Luisa de Marillac, en el escrito María, Madre de Gracia, tiene conciencia de que Dios con el nacimiento de Cristo ha liberado a los hombres y los ha hecho propiedad suya, para que en ellos se realicen sus designios y se manifieste la santidad divina. En ese escrito, al contemplar la misión de la Virgen María, declara que la liberación es obra gratuita y misericordiosa de Dios, y nada valen las cualidades humanas, sino el ser elegida de Dios y quedar unida a él (E 56).

A su secretaria y amiga del alma, Maturina Guérin, le escribió un día: “El abandono general de todas las cosas a la Providencia y al gobierno amoroso de la santísima voluntad de Dios es una de las prácticas más necesarias, que yo sepa, para la perfección” (c. 708). Muy parecido a la máxima de san Vicente: vaciarse de uno mismo y revestirse del Espíritu de Jesucristo, y a lo que decía a los misioneros sobre buscar primero el Reino de Dios y su justicia…: “Pero, señor, hay tantas cosas que hacer, tantos oficios en la casa, tantos empleos en la ciudad, en el campo; trabajos por todas partes. ¿Es preciso que deje todo eso para no pensar más que en Dios?
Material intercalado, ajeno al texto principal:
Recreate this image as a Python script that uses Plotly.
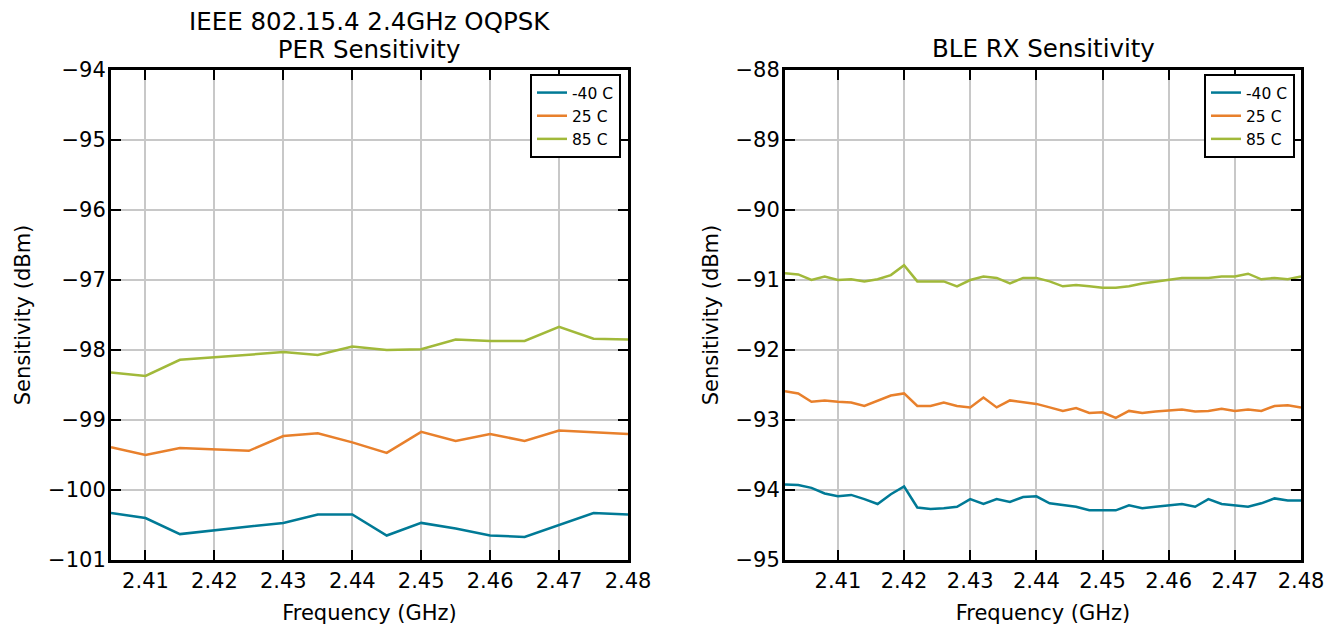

No, pero es necesario santificar estas ocupaciones buscando a Dios en ellas, y hacerlas para encontrarle en ellas, más que para verlas terminadas” (XI, 430).

Santa Luisa termina: “Señor mío, he recibido no sé qué luz acerca de un amor nada común que deseas de las criaturas a las que escoges para que ejerzan en la tierra la pureza de tu amor. Aquí tienes un pequeño grupo, ¿podríamos pretenderlo? Me parece que tenemos ese deseo en el corazón” (E 105).